USD: With 99% of the votes counted in the very tight Georgia Senate run-off it looks as though the Democrats might be able to secure the two seats they require to gain control of the Senate. Vote counting has ceased for the night and a full result may not emerge until noon Eastern Time or late today. A Democrat win will unlock more of Biden’s policies, where, given the fragile state of the economy, the early focus would be on fiscal stimulus rather than regulation or tax hikes. That probably explains the market reaction so far, where the notable move has been US yield curve steepening (US 10-year Treasury yields hitting 1%) and US equity futures slightly bid. While the prospect of more fiscal stimulus may seem a dollar positive, a different narrative looks to be at work. With the Federal Reserve promising to keep the policy rate on the floor (December FOMC minutes released tonight), the market is taking the threat of inflation a little more seriously. 10-year inflation expectations from inflation-indexed US Treasuries have jumped 25bp to 2.03% over the last month, driving the real US policy rate deeper into negative territory and weakening the dollar. There is a risk that the narrative slightly switches from a benign dollar decline amidst a global recovery to a more negative dollar devaluation story.

CAD: Yesterday’s sharp reversal lower has effectively neutralized Monday’s USD surge. The pair now seems to be shifting its sights lower to the next support level at 1.2528. Crude oil prices have steadied and firmed a little after yesterday’s slide from near $50, sparked by OPEC+ talks breaking up without an agreement on output increases next month. The broader USD tone and risk appetite remain key drivers for the CAD and there is little to focus on until Friday’s employment data. Resistance is located at 1.2730.

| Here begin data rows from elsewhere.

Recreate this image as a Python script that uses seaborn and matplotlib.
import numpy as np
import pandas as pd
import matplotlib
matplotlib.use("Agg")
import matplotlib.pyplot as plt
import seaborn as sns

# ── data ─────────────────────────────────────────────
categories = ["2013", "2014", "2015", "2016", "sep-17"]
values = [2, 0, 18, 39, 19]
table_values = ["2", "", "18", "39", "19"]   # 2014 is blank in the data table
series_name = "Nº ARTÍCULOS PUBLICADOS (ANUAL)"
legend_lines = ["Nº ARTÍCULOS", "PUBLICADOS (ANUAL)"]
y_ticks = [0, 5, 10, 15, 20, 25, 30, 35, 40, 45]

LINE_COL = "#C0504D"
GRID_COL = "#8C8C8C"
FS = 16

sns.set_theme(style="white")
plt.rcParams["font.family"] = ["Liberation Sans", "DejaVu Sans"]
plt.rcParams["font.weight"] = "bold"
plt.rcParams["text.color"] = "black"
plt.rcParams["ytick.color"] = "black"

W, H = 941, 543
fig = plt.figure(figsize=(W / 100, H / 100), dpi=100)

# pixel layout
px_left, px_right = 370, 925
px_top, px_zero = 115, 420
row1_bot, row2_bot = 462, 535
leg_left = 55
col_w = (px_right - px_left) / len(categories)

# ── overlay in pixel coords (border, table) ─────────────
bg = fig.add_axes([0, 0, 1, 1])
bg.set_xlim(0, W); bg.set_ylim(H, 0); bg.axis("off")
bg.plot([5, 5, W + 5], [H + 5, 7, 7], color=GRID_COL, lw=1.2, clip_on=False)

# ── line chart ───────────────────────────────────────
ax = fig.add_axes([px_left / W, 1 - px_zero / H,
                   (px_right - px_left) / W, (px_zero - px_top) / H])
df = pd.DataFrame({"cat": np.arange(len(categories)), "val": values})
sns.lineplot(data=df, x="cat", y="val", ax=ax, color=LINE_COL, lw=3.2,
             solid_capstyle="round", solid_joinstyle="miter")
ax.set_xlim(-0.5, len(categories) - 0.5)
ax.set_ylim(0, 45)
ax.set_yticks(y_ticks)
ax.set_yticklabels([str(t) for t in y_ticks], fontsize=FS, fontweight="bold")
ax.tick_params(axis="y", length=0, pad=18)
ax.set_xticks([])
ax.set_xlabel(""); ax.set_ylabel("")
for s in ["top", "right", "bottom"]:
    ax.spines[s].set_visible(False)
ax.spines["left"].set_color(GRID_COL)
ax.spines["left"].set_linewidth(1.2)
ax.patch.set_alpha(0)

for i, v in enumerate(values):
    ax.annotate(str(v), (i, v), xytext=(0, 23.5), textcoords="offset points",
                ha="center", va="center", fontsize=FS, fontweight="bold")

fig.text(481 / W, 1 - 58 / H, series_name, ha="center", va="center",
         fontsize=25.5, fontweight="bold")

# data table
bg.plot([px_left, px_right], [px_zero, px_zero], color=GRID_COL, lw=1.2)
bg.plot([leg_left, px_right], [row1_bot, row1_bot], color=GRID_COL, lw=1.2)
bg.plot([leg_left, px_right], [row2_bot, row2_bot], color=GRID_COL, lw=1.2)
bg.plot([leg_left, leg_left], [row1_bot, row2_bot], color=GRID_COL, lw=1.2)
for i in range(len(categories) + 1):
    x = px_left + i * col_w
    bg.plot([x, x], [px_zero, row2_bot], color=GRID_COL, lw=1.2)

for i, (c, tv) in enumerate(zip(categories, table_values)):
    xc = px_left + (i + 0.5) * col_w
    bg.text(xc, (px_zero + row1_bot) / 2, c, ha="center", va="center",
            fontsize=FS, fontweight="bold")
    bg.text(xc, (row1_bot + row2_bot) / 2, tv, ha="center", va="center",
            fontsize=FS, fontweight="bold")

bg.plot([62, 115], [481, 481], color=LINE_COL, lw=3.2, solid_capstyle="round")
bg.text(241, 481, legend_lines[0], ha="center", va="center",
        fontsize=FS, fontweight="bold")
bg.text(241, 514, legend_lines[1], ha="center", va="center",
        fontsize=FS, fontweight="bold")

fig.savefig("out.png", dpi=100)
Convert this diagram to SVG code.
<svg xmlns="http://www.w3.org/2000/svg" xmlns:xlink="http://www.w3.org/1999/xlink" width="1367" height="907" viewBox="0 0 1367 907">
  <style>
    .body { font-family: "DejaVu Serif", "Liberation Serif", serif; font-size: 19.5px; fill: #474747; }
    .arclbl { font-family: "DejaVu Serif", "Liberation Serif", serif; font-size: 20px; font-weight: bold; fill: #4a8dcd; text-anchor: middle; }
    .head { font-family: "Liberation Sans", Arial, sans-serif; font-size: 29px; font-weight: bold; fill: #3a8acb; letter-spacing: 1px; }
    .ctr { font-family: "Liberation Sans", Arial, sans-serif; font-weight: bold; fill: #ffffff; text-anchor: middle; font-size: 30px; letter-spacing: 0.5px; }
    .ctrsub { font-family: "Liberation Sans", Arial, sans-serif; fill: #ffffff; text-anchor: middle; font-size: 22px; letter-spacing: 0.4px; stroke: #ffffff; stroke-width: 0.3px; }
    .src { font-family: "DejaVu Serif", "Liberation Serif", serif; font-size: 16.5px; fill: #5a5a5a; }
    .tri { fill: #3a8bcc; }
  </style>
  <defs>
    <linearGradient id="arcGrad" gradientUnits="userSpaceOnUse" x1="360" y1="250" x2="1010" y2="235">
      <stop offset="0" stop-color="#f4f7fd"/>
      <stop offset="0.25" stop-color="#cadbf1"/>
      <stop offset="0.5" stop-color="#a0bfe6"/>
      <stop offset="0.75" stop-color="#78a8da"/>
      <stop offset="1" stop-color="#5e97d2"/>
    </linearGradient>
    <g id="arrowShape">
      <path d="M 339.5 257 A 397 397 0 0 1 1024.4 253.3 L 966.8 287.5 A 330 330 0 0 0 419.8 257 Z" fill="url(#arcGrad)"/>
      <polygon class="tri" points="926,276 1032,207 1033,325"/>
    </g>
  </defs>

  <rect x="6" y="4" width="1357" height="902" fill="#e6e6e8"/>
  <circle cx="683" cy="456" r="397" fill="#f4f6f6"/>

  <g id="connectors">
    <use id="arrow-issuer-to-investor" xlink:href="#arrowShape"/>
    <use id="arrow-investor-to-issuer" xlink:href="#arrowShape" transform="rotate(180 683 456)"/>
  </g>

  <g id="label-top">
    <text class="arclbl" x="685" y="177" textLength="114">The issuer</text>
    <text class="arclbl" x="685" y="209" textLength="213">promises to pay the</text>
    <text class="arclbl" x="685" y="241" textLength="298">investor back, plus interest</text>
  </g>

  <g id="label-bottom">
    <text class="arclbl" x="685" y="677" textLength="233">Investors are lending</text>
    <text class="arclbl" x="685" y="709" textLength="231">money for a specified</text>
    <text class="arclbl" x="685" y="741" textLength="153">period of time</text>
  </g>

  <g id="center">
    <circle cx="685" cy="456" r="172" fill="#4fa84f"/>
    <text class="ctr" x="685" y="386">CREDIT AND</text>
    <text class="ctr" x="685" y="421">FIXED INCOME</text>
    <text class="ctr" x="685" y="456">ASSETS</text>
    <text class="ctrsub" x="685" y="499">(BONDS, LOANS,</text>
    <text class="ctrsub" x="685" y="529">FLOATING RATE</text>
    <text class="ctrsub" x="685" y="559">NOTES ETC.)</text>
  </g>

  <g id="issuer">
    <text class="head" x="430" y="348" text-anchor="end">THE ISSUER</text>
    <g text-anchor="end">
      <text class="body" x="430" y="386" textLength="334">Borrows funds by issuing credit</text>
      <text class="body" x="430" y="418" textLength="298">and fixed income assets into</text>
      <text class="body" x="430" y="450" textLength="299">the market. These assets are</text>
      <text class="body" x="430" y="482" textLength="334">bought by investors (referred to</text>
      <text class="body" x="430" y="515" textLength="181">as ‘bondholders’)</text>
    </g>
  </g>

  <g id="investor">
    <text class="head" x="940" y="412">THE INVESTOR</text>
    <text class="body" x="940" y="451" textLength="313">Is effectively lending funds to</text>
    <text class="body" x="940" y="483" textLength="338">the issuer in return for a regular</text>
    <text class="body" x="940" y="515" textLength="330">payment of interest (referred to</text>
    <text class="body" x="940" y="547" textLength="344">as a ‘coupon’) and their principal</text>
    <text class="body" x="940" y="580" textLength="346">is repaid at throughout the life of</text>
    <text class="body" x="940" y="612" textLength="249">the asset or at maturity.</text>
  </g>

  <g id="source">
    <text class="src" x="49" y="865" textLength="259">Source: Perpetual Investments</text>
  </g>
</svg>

EUR: While EUR/USD is now trading cleanly through 1.23, it is notable that the European Central Bank's euro trade weighted index (TWI) is only up 0.7% since December and 1.7% from the lows in mid-November. Clearly a broad dollar decline is the dominant force here, but the EUR will also be staying supported into Asian equities. For today, look out for German inflation in December. EUR/USD has come a long way already, but we cannot rule out a move closer to 1.25 before a correction.

GBP: Is holding up quite well despite the national lockdown looking set to extend until late February. Look out for the final release of UK December services PMI today. Cable could see some strong gains if it can break 1.3700 resistance.